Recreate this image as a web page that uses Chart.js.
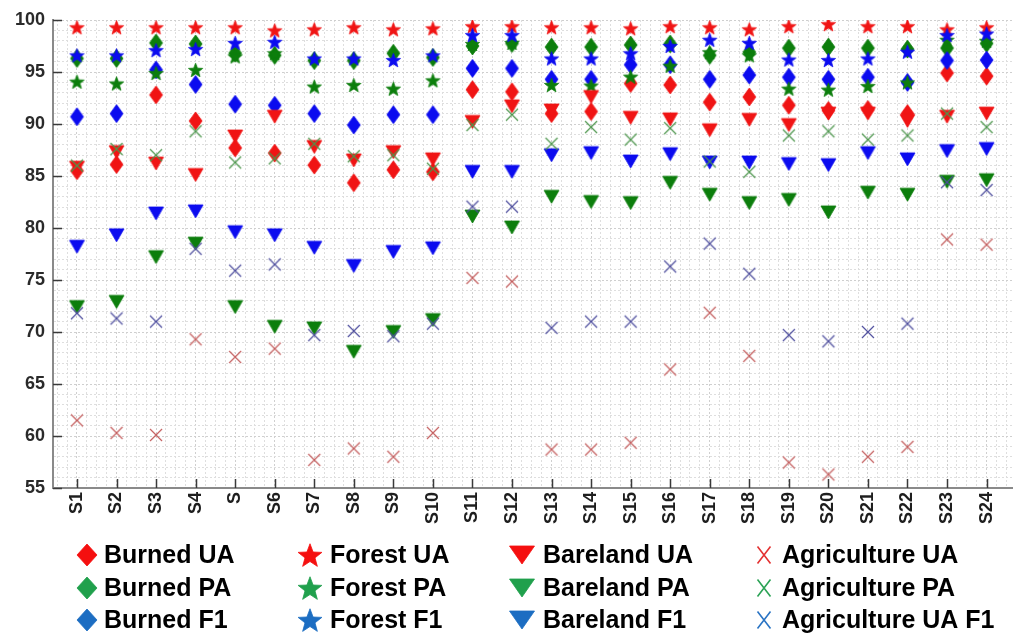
<!DOCTYPE html>
<html>
<head>
<meta charset="utf-8">
<script src="https://cdn.jsdelivr.net/npm/chart.js@4/dist/chart.umd.min.js"></script>
<style>
  html, body { margin: 0; padding: 0; background: #ffffff; }
  #wrap { width: 1032px; height: 639px; }
</style>
</head>
<body>
<div id="wrap"><canvas id="chart" width="1032" height="639"></canvas></div>
<script>
// Sites along the x axis
const sites = ['S1','S2','S3','S4','S','S6','S7','S8','S9','S10','S11','S12',
               'S13','S14','S15','S16','S17','S18','S19','S20','S21','S22','S23','S24'];

// Labelled y ticks (accuracy, %)
const yTickValues = [55, 60, 65, 70, 75, 80, 85, 90, 95, 100];

// Burned class
const burnedUA = [85.5, 86.1, 92.8, 90.3, 87.7, 87.2, 86.05, 84.35, 85.6, 85.4, 93.3, 93.1,
                  91.0, 91.2, 93.9, 93.75, 92.1, 92.6, 91.8, 91.3, 91.4, 91.0, 94.9, 94.6];
const burnedPA = [96.3, 96.3, 97.8, 97.7, 96.8, 96.6, 96.1, 96.1, 96.8, 96.4, 97.5, 97.75,
                  97.4, 97.4, 97.6, 97.7, 96.6, 96.9, 97.3, 97.4, 97.3, 97.2, 97.3, 97.75];
const burnedF1 = [90.7, 91.0, 95.2, 93.8, 91.9, 91.8, 91.0, 89.9, 90.9, 90.9, 95.35, 95.35,
                  94.3, 94.3, 95.7, 95.7, 94.3, 94.7, 94.5, 94.3, 94.5, 94.0, 96.1, 96.15];

// Forest class
const forestUA = [99.3, 99.3, 99.3, 99.3, 99.3, 99.0, 99.1, 99.3, 99.1, 99.2, 99.4, 99.4,
                  99.3, 99.3, 99.2, 99.4, 99.3, 99.1, 99.4, 99.6, 99.4, 99.4, 99.1, 99.3];
const forestPA = [94.07, 93.9, 94.9, 95.2, 96.5, 96.8, 93.6, 93.75, 93.4, 94.2, 97.7, 97.8,
                  93.75, 93.7, 94.55, 95.6, 96.9, 96.6, 93.4, 93.3, 93.65, 94.0, 98.1, 98.0];
const forestF1 = [96.6, 96.6, 97.1, 97.2, 97.8, 97.9, 96.3, 96.3, 96.15, 96.6, 98.55, 98.55,
                  96.3, 96.3, 96.8, 97.5, 98.1, 97.8, 96.2, 96.15, 96.3, 96.95, 98.55, 98.7];

// Bareland class
const barelandUA = [85.8, 87.3, 86.2, 85.1, 88.8, 90.7, 87.8, 86.5, 87.3, 86.6, 90.2, 91.7,
                    91.3, 92.6, 90.6, 90.45, 89.4, 90.4, 89.9, 91.0, 91.0, 90.3, 90.7, 91.0];
const barelandPA = [72.4, 72.9, 77.2, 78.5, 72.4, 70.5, 70.35, 68.1, 70.0, 71.15, 81.1, 80.05,
                    83.0, 82.5, 82.4, 84.35, 83.2, 82.4, 82.7, 81.5, 83.4, 83.2, 84.45, 84.6];
const barelandF1 = [78.2, 79.3, 81.4, 81.6, 79.6, 79.3, 78.1, 76.35, 77.7, 78.05, 85.4, 85.4,
                    87.0, 87.2, 86.4, 87.1, 86.3, 86.3, 86.15, 86.05, 87.2, 86.6, 87.4, 87.6];

// Agriculture class
const agriUA = [61.5, 60.3, 60.1, 69.3, 67.6, 68.4, 57.7, 58.8, 58.0, 60.3, 75.2, 74.85,
                58.7, 58.7, 59.35, 66.4, 71.85, 67.7, 57.45, 56.3, 58.0, 58.95, 78.9, 78.4];
const agriPA = [86.0, 87.6, 87.0, 89.3, 86.3, 86.7, 88.1, 86.9, 87.0, 85.7, 89.9, 90.9,
                88.1, 89.7, 88.5, 89.6, 86.4, 85.4, 88.9, 89.3, 88.5, 88.9, 91.0, 89.7];
const agriF1 = [71.8, 71.3, 71.0, 78.0, 75.9, 76.5, 69.7, 70.1, 69.6, 70.8, 82.05, 82.05,
                70.4, 71.0, 71.0, 76.3, 78.5, 75.6, 69.7, 69.1, 70.0, 70.8, 84.4, 83.65];

// ---- marker drawing -------------------------------------------------------
function tracePath(ctx, shape, cx, cy, w, h) {
  ctx.beginPath();
  if (shape === 'diamond') {
    ctx.moveTo(cx, cy - h / 2);
    ctx.lineTo(cx + w / 2, cy);
    ctx.lineTo(cx, cy + h / 2);
    ctx.lineTo(cx - w / 2, cy);
    ctx.closePath();
  } else if (shape === 'star') {
    const R = w / 2, r = R * 0.42;
    for (let k = 0; k < 10; k++) {
      const rad = k % 2 === 0 ? R : r;
      const a = -Math.PI / 2 + k * Math.PI / 5;
      const px = cx + rad * Math.cos(a), py = cy + rad * Math.sin(a) + R * 0.1;
      if (k === 0) ctx.moveTo(px, py); else ctx.lineTo(px, py);
    }
    ctx.closePath();
  } else if (shape === 'tri') {
    ctx.moveTo(cx - w / 2, cy - h / 2);
    ctx.lineTo(cx + w / 2, cy - h / 2);
    ctx.lineTo(cx, cy + h / 2);
    ctx.closePath();
  } else if (shape === 'cross') {
    ctx.moveTo(cx - w / 2, cy - h / 2);
    ctx.lineTo(cx + w / 2, cy + h / 2);
    ctx.moveTo(cx + w / 2, cy - h / 2);
    ctx.lineTo(cx - w / 2, cy + h / 2);
  }
}

function paintShape(ctx, shape, cx, cy, w, h, color, lw) {
  tracePath(ctx, shape, cx, cy, w, h);
  if (shape === 'cross') {
    ctx.strokeStyle = color;
    ctx.lineWidth = lw || 1.3;
    ctx.stroke();
  } else {
    ctx.fillStyle = color;
    ctx.fill();
    ctx.strokeStyle = color;
    ctx.lineWidth = 0.8;
    ctx.stroke();
  }
}

const markerSize = {
  diamond: [13, 18],
  star:    [15, 14],
  tri:     [15, 13],
  cross:   [12, 12]
};

function markerImage(shape, color) {
  const [w, h] = markerSize[shape];
  const c = document.createElement('canvas');
  c.width = w + 4;
  c.height = h + 4;
  paintShape(c.getContext('2d'), shape, c.width / 2, c.height / 2, w, h, color, 1.2);
  return c;
}

// ---- series definitions ---------------------------------------------------
const RED = '#f01414', GREEN = '#0c7e0c', BLUE = '#0b0bef';
const series = [
  { label: 'Burned UA',   values: burnedUA,   shape: 'diamond', color: RED,   key: '#f50f0f' },
  { label: 'Burned PA',   values: burnedPA,   shape: 'diamond', color: GREEN, key: '#20a04c' },
  { label: 'Burned F1',   values: burnedF1,   shape: 'diamond', color: BLUE,  key: '#1c6dc2' },
  { label: 'Forest UA',   values: forestUA,   shape: 'star',    color: RED,   key: '#f50f0f' },
  { label: 'Forest PA',   values: forestPA,   shape: 'star',    color: GREEN, key: '#20a04c' },
  { label: 'Forest F1',   values: forestF1,   shape: 'star',    color: BLUE,  key: '#1c6dc2' },
  { label: 'Bareland UA', values: barelandUA, shape: 'tri',     color: RED,   key: '#f50f0f' },
  { label: 'Bareland PA', values: barelandPA, shape: 'tri',     color: GREEN, key: '#20a04c' },
  { label: 'Bareland F1', values: barelandF1, shape: 'tri',     color: BLUE,  key: '#1c6dc2' },
  { label: 'Agriculture UA',    values: agriUA, shape: 'cross', color: '#c45f5f', key: '#e43232' },
  { label: 'Agriculture PA',    values: agriPA, shape: 'cross', color: '#4c964c', key: '#2ca356' },
  { label: 'Agriculture UA F1', values: agriF1, shape: 'cross', color: '#4e4e9e', key: '#2a74c4' }
];

const datasets = series.map((s, i) => ({
  label: s.label,
  data: s.values.map((v, j) => ({ x: j, y: v })),
  pointStyle: markerImage(s.shape, s.color),
  pointRadius: 8,
  pointHoverRadius: 8,
  showLine: false,
  order: series.length - i,
  shape: s.shape,
  keyColor: s.key
}));

// ---- plugins --------------------------------------------------------------
// Short tick marks pointing into the plot area
const innerTicks = {
  id: 'innerTicks',
  beforeDatasetsDraw(chart) {
    const { ctx, chartArea: a, scales: { x, y } } = chart;
    ctx.save();
    ctx.strokeStyle = '#3a3a3a';
    ctx.lineWidth = 1.5;
    ctx.beginPath();
    sites.forEach((s, i) => {
      const px = Math.round(x.getPixelForValue(i)) + 0.5;
      ctx.moveTo(px, a.bottom);
      ctx.lineTo(px, a.bottom - 9);
    });
    yTickValues.forEach(v => {
      const py = Math.round(y.getPixelForValue(v)) + 0.5;
      ctx.moveTo(a.left, py);
      ctx.lineTo(a.left + 9, py);
    });
    ctx.stroke();
    ctx.restore();
  }
};

// Legend laid out as 4 columns x 3 rows beneath the axis
const gridLegend = {
  id: 'gridLegend',
  afterDraw(chart, args, opts) {
    const { ctx } = chart;
    ctx.save();
    ctx.font = 'bold 25px "Liberation Sans", Arial, sans-serif';
    ctx.textBaseline = 'middle';
    ctx.textAlign = 'left';
    chart.data.datasets.forEach((ds, i) => {
      const col = Math.floor(i / 3), row = i % 3;
      const mx = opts.markerX[col], tx = opts.textX[col], cy = opts.rowY[row];
      const size = opts.sizes[ds.shape];
      paintShape(ctx, ds.shape, mx, cy, size[0], size[1], ds.keyColor, 1.6);
      ctx.fillStyle = '#000000';
      ctx.fillText(ds.label, tx, cy + 1);
    });
    ctx.restore();
  }
};

// ---- chart ----------------------------------------------------------------
new Chart(document.getElementById('chart'), {
  type: 'scatter',
  data: { datasets },
  plugins: [innerTicks, gridLegend],
  options: {
    responsive: false,
    animation: false,
    layout: { padding: { top: 20, right: 5, bottom: 101, left: 0 } },
    plugins: {
      legend: { display: false },
      tooltip: { enabled: false },
      gridLegend: {
        markerX: [87, 310, 522, 764],
        textX: [104, 330, 543, 782],
        rowY: [555, 588, 620],
        sizes: { diamond: [20, 22], star: [25, 24], tri: [25, 18], cross: [13, 17] }
      }
    },
    scales: {
      x: {
        type: 'linear',
        min: -0.606,
        max: 23.65,
        afterBuildTicks(scale) {
          const t = [];
          for (let k = -2; k <= sites.length * 4 - 2; k++) t.push({ value: k / 4 });
          scale.ticks = t;
        },
        afterFit(scale) { scale.height = 50; },
        ticks: {
          autoSkip: false,
          minRotation: 90,
          maxRotation: 90,
          padding: 4,
          color: '#1e1e1e',
          font: { family: '"Liberation Sans", Arial, sans-serif', size: 18, weight: 'bold' },
          callback: v => (Number.isInteger(v) && v >= 0 && v < sites.length) ? sites[v] : ''
        },
        grid: {
          drawTicks: false,
          color: ctx => Number.isInteger(ctx.tick && ctx.tick.value) ? '#cfcfcf' : '#dedede',
          lineWidth: 1
        },
        border: { display: true, color: '#8a8a8a', width: 2, dash: [2, 2] }
      },
      y: {
        min: 55,
        max: 100,
        afterBuildTicks(scale) {
          const t = [];
          for (let v = 55; v <= 100; v++) t.push({ value: v });
          scale.ticks = t;
        },
        afterFit(scale) { scale.width = 53; },
        ticks: {
          autoSkip: false,
          padding: 8,
          color: '#2a2a2a',
          font: { family: '"Liberation Sans", Arial, sans-serif', size: 18, weight: 'bold' },
          callback: v => yTickValues.includes(v) ? String(v) : ''
        },
        grid: {
          drawTicks: false,
          color: ctx => (ctx.tick && ctx.tick.value % 5 === 0) ? '#cfcfcf' : '#dedede',
          lineWidth: 1
        },
        border: { display: true, color: '#8a8a8a', width: 2, dash: [2, 2] }
      }
    }
  }
});
</script>
</body>
</html>
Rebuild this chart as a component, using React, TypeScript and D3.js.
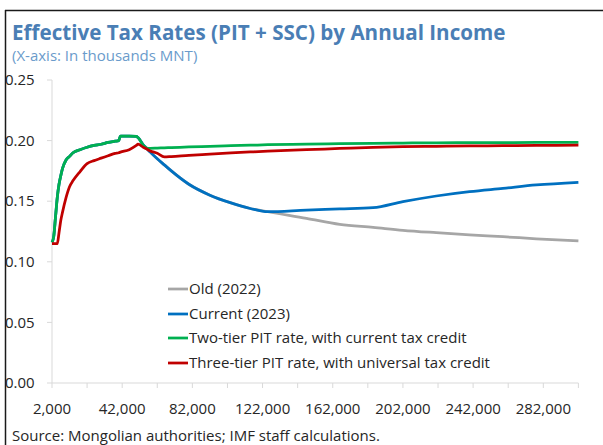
import React from 'react';
import * as d3 from 'd3';

// Annual income (thousands MNT)
const incomes = [2000, 3000, 4000, 5000, 6000, 7000, 8000, 10000, 12000, 14000, 18000, 22000, 26000, 30000, 34000, 38000, 40000, 41000, 46000, 50000, 51000, 54000, 56000, 58000, 62000, 66000, 70000, 80000, 92000, 104000, 115000, 125000, 147000, 166000, 185000, 202000, 221000, 240000, 259000, 278000, 302000];

const twoTierRates = [0.116, 0.121, 0.137, 0.153, 0.164, 0.171, 0.177, 0.184, 0.187, 0.190, 0.1925, 0.1945, 0.196, 0.197, 0.1985, 0.1995, 0.200, 0.2037, 0.2037, 0.2035, 0.2025, 0.1962, 0.1938, 0.1936, 0.1938, 0.194, 0.1942, 0.1948, 0.1953, 0.1958, 0.1962, 0.1966, 0.1971, 0.1975, 0.1978, 0.198, 0.1982, 0.1983, 0.1984, 0.1985, 0.1986];

const currentRates = [0.116, 0.121, 0.137, 0.153, 0.164, 0.171, 0.177, 0.184, 0.187, 0.190, 0.1925, 0.1945, 0.196, 0.197, 0.1985, 0.1995, 0.200, 0.2037, 0.2037, 0.2035, 0.2025, 0.1965, 0.1935, 0.1905, 0.185, 0.18, 0.175, 0.164, 0.155, 0.1486, 0.144, 0.1413, 0.1427, 0.1436, 0.1446, 0.1496, 0.1543, 0.1579, 0.1606, 0.1634, 0.1656];

const oldRates = [0.116, 0.121, 0.137, 0.153, 0.164, 0.171, 0.177, 0.184, 0.187, 0.190, 0.1925, 0.1945, 0.196, 0.197, 0.1985, 0.1995, 0.200, 0.2037, 0.2037, 0.2035, 0.2025, 0.1965, 0.1935, 0.1905, 0.185, 0.18, 0.175, 0.164, 0.155, 0.1486, 0.144, 0.1413, 0.1359, 0.1309, 0.1284, 0.126, 0.124, 0.1222, 0.1207, 0.119, 0.1172];

const threeTierRates = [0.115, 0.115, 0.115, 0.115, 0.124, 0.134, 0.141, 0.153, 0.162, 0.167, 0.1745, 0.181, 0.1835, 0.1855, 0.1875, 0.1895, 0.190, 0.1905, 0.1925, 0.196, 0.197, 0.1945, 0.193, 0.1915, 0.1895, 0.1865, 0.1868, 0.1878, 0.1888, 0.1898, 0.1906, 0.1913, 0.1925, 0.1935, 0.1945, 0.195, 0.1953, 0.1956, 0.1958, 0.196, 0.1962];

const seriesNames = ['Old (2022)', 'Current (2023)', 'Two-tier PIT rate, with current tax credit', 'Three-tier PIT rate, with universal tax credit'];
const seriesColors = ['#A6A6A6', '#0070C0', '#00B050', '#C00000'];

const yTicks = [0, 0.05, 0.1, 0.15, 0.2, 0.25];
const xTickMarks = [2000, 22000, 42000, 62000, 82000, 102000, 122000, 142000, 162000, 182000, 202000, 222000, 242000, 262000, 282000, 302000];
const xTickLabels = [2000, 42000, 82000, 122000, 162000, 202000, 242000, 282000];

const title = 'Effective Tax Rates (PIT + SSC) by Annual Income';
const subtitle = '(X-axis: In thousands MNT)';
const source = 'Source: Mongolian authorities; IMF staff calculations.';

const W = 603;
const H = 445;
const FONT = "'Segoe UI', 'Open Sans', 'Noto Sans', sans-serif";

export default function App() {
  const x = d3.scaleLinear().domain([2000, 302000]).range([52, 578.4]);
  const y = d3.scaleLinear().domain([0, 0.25]).range([383, 80]);
  const fmt = d3.format(',');

  const allSeries = [oldRates, currentRates, twoTierRates, threeTierRates];
  const line = (vals: number[]) =>
    d3
      .line<number>()
      .x((_, i) => x(incomes[i]))
      .y((d) => y(d))
      .curve(d3.curveMonotoneX)(vals) || '';

  const legendX = 168;
  const legendY = [289, 314, 338, 363];

  return (
    <svg
      width={W}
      height={H}
      style={{ position: 'absolute', left: 0, top: 0, background: '#fff' }}
      fontFamily={FONT}
    >
      <rect x={0} y={0} width={W} height={H} fill="#fff" />
      {/* frame */}
      <line x1={5} x2={W} y1={10.5} y2={10.5} stroke="#1a1a1a" strokeWidth={1.5} />
      <line x1={5.5} x2={5.5} y1={10} y2={H} stroke="#1a1a1a" strokeWidth={1.5} />

      <text x={12} y={40} fontSize={20.6} fontWeight={700} fill="#4A7EB5">
        {title}
      </text>
      <text x={12} y={61} fontSize={15} fill="#6A9BCB">
        {subtitle}
      </text>

      {/* y axis */}
      <line x1={52} x2={52} y1={y(0.25)} y2={y(0)} stroke="#D9D9D9" strokeWidth={1} />
      {yTicks.map((t) => (
        <g key={t}>
          <line x1={47} x2={52} y1={y(t)} y2={y(t)} stroke="#D9D9D9" />
          <text x={5} y={y(t)} dy="0.35em" fontSize={15} fill="#262626">
            {t.toFixed(2)}
          </text>
        </g>
      ))}

      {/* x axis */}
      <line x1={52} x2={x(302000)} y1={y(0)} y2={y(0)} stroke="#D9D9D9" strokeWidth={1} />
      {xTickMarks.map((t) => (
        <line key={t} x1={x(t)} x2={x(t)} y1={y(0)} y2={y(0) + 5} stroke="#D9D9D9" />
      ))}
      {xTickLabels.map((t) => (
        <text key={t} x={x(t)} y={409} dy="0.35em" textAnchor="middle" fontSize={15} fill="#262626">
          {fmt(t)}
        </text>
      ))}

      {/* series */}
      {allSeries.map((vals, i) => (
        <path
          key={i}
          d={line(vals)}
          fill="none"
          stroke={seriesColors[i]}
          strokeWidth={2.75}
          strokeLinejoin="round"
        />
      ))}

      {/* legend */}
      {seriesNames.map((name, i) => (
        <g key={name}>
          <line
            x1={legendX}
            x2={legendX + 20}
            y1={legendY[i]}
            y2={legendY[i]}
            stroke={seriesColors[i]}
            strokeWidth={2.75}
          />
          <text x={legendX + 21} y={legendY[i]} dy="0.35em" fontSize={15} fill="#262626">
            {name}
          </text>
        </g>
      ))}

      <text x={12} y={441} fontSize={15} fill="#262626">
        {source}
      </text>
    </svg>
  );
}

══════

:: What is being asked ::
Reproduce each line from the records that contains the word "this".

:: Answer to the exercise ::
Recreate this image as a web page that uses Chart.js.
Rebuild this chart as a component, using React, TypeScript and D3.js.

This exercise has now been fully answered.